Monday, Mar. 02, 1959

One Mormon's Revolt

Through its key legislative spokesman and its powerful daily Deseret News and Salt Lake Telegram (circ. 85.105), the voice of the Mormon Church made its message clear to heavily Mormon (65.5%) Utah. The message: it was high time for the legislature to enact a new Sunday closing law to replace the one declared unconstitutional in 1943. Under similar pressure from the big merchants and supermarket operators (who would have to pay union labor triple pay to stay open on Sunday), both houses of the legislature comfortably passed a bill prohibiting Sunday sale of uncooked meats, groceries, clothing, boots and shoes, alcoholic beverages other than beer.

The bill seemed as good as law when it went to the desk of Republican Governor George Dewey Clyde, 60, a good Mormon who had never been known to raise his voice loudly about anything.
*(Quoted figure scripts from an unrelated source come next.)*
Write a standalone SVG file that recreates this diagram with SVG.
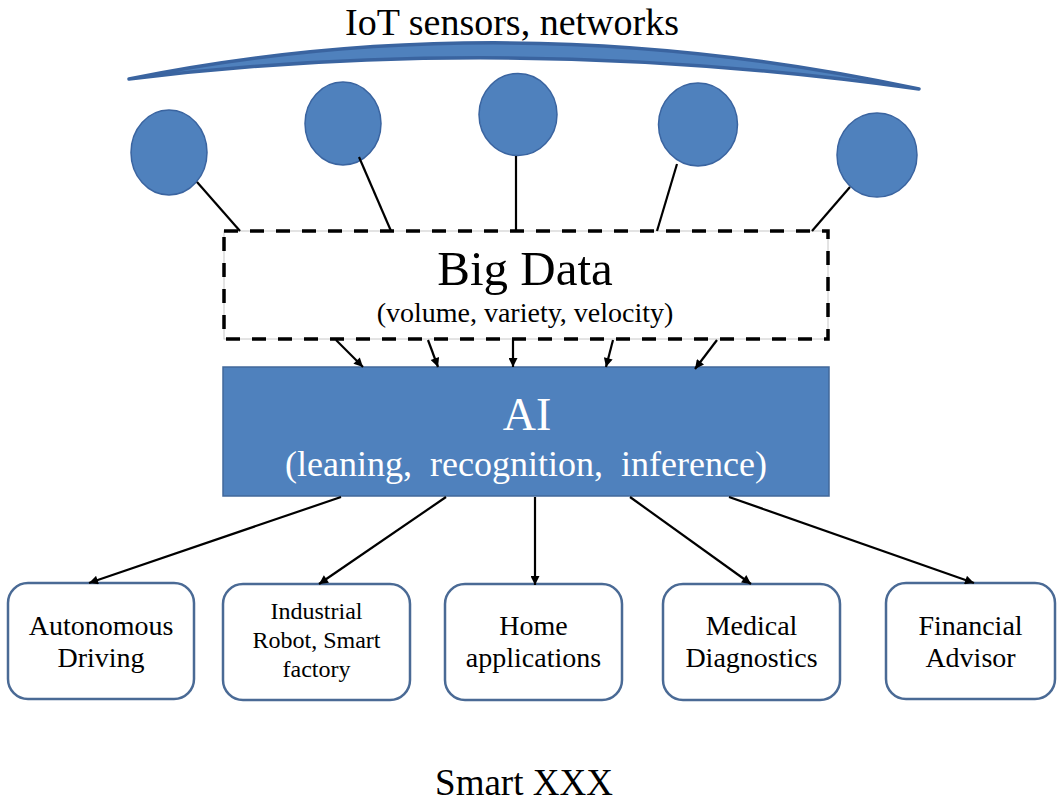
<svg xmlns="http://www.w3.org/2000/svg" width="1059" height="802" viewBox="0 0 1059 802">
  <style>
    text { font-family: "Liberation Serif", "Times New Roman", serif; text-anchor: middle; fill: #000; }
    .sensor { fill: #4f81bd; stroke: #3a64a0; stroke-width: 1.5; }
    .wire { stroke: #000; stroke-width: 2.2; fill: none; }
    .flow { stroke: #000; stroke-width: 2.2; fill: none; marker-end: url(#arr); }
    .app rect { fill: #fff; stroke: #4a6a95; stroke-width: 2.5; }
    .app text { font-size: 28px; }
    .white { fill: #fff; }
  </style>
  <defs>
    <marker id="arr" viewBox="0 0 10 10" refX="10" refY="5" markerWidth="11" markerHeight="9" orient="auto" markerUnits="userSpaceOnUse">
      <path d="M0,0 L10,5 L0,10 z" fill="#000"/>
    </marker>
  </defs>

  <rect width="1059" height="802" fill="#fff"/>

  <!-- network band with its caption -->
  <g id="network">
    <text x="512" y="35" font-size="38">IoT sensors, networks</text>
    <path d="M129,79 Q512,2 919,89 Q512,32 129,79 Z" fill="#4f81bd" stroke="#3a64a0" stroke-width="3.5" stroke-linejoin="round"/>
  </g>

  <!-- sensors -->
  <g id="sensor1"><ellipse class="sensor" cx="169" cy="152.5" rx="38" ry="42.5"/></g>
  <g id="sensor2"><ellipse class="sensor" cx="343" cy="123.5" rx="38" ry="41.5"/></g>
  <g id="sensor3"><ellipse class="sensor" cx="518" cy="114.5" rx="39" ry="41"/></g>
  <g id="sensor4"><ellipse class="sensor" cx="698" cy="124.5" rx="39.5" ry="41.5"/></g>
  <g id="sensor5"><ellipse class="sensor" cx="877" cy="155" rx="40" ry="42"/></g>

  <!-- big data store -->
  <g id="bigdata">
    <rect x="224" y="231" width="604" height="108" fill="#fff" stroke="#c8c8c8" stroke-width="1"/>
    <rect x="224" y="231" width="604" height="108" fill="none" stroke="#000" stroke-width="3.5" stroke-dasharray="14 12"/>
    <text x="525" y="285" font-size="49">Big Data</text>
    <text x="525" y="322" font-size="28">(volume, variety, velocity)</text>
  </g>

  <!-- AI engine -->
  <g id="ai">
    <rect x="223" y="367" width="606" height="129" fill="#4f81bd" stroke="#41689b" stroke-width="1.5"/>
    <text class="white" x="527" y="430" font-size="46">AI</text>
    <text class="white" x="526" y="476" font-size="36" word-spacing="9">(leaning, recognition, inference)</text>
  </g>

  <!-- applications -->
  <g id="app1" class="app">
    <rect x="8" y="583" width="186" height="116" rx="20" ry="20"/>
    <text x="101" y="635">Autonomous</text>
    <text x="101" y="667">Driving</text>
  </g>
  <g id="app2" class="app">
    <rect x="223" y="584" width="187" height="116" rx="20" ry="20"/>
    <text x="316.5" y="619" style="font-size:24px">Industrial</text>
    <text x="316.5" y="648" style="font-size:24px">Robot, Smart</text>
    <text x="316.5" y="677" style="font-size:24px">factory</text>
  </g>
  <g id="app3" class="app">
    <rect x="445" y="584" width="177" height="116" rx="20" ry="20"/>
    <text x="533.5" y="635">Home</text>
    <text x="533.5" y="667">applications</text>
  </g>
  <g id="app4" class="app">
    <rect x="663" y="584" width="177" height="116" rx="20" ry="20"/>
    <text x="751.5" y="635">Medical</text>
    <text x="751.5" y="667">Diagnostics</text>
  </g>
  <g id="app5" class="app">
    <rect x="886" y="583" width="169" height="116" rx="20" ry="20"/>
    <text x="970.5" y="635">Financial</text>
    <text x="970.5" y="667">Advisor</text>
  </g>

  <!-- caption -->
  <g id="caption">
    <text x="524" y="795" font-size="37">Smart XXX</text>
  </g>

  <!-- connectors -->
  <g id="connectors">
    <line class="wire" x1="197" y1="182" x2="240" y2="231"/>
    <line class="wire" x1="359" y1="157" x2="391" y2="231"/>
    <line class="wire" x1="516" y1="156" x2="516" y2="231"/>
    <line class="wire" x1="677" y1="164" x2="657" y2="231"/>
    <line class="wire" x1="850" y1="187" x2="812" y2="231"/>

    <line class="flow" x1="336" y1="340" x2="363" y2="367"/>
    <line class="flow" x1="428" y1="340" x2="438" y2="367"/>
    <line class="flow" x1="513" y1="340" x2="513" y2="367"/>
    <line class="flow" x1="613" y1="340" x2="606" y2="367"/>
    <line class="flow" x1="717" y1="340" x2="695" y2="369"/>

    <line class="flow" x1="341" y1="497" x2="89" y2="583"/>
    <line class="flow" x1="446" y1="497" x2="319" y2="584"/>
    <line class="flow" x1="535" y1="497" x2="535" y2="585"/>
    <line class="flow" x1="630" y1="497" x2="751" y2="584"/>
    <line class="flow" x1="729" y1="497" x2="974" y2="583"/>
  </g>
</svg>
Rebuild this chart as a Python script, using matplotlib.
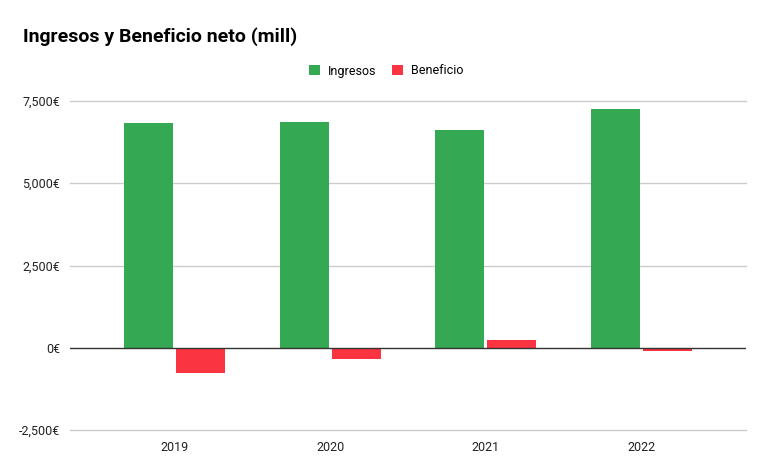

But this time George Clyde spoke up, sent the Sunday closing bill back to the legislature with a surprising, stinging veto message. Reasons for the veto: i) the bill was "inequitable" to small merchants; 2) through it. big merchants were seeking "to regulate competition"; 3) Utah's rich seven-day-a-week copper mines, not specifically exempted from Sunday closing, might be "seriously affected"; 4) the bill would force such minority religious groups as Seventh-day Adventists (400 in Utah) "to work on their own Sabbath day" (Saturday) or else be limited to a five-day business week. Pleaded George Clyde to his fellow Mormons: "The true democratic process rests as much on the principle of respect for the fundamental rights of minorities as on that of majority rule."

"A bitter disappointment to the people," the Deseret News said forebodingly, as the state legislature tried but failed to override Clyde's veto. "It is an affront to the legislators ... it is an astonishing, unaccountable reversal of what the people expected from the Governor."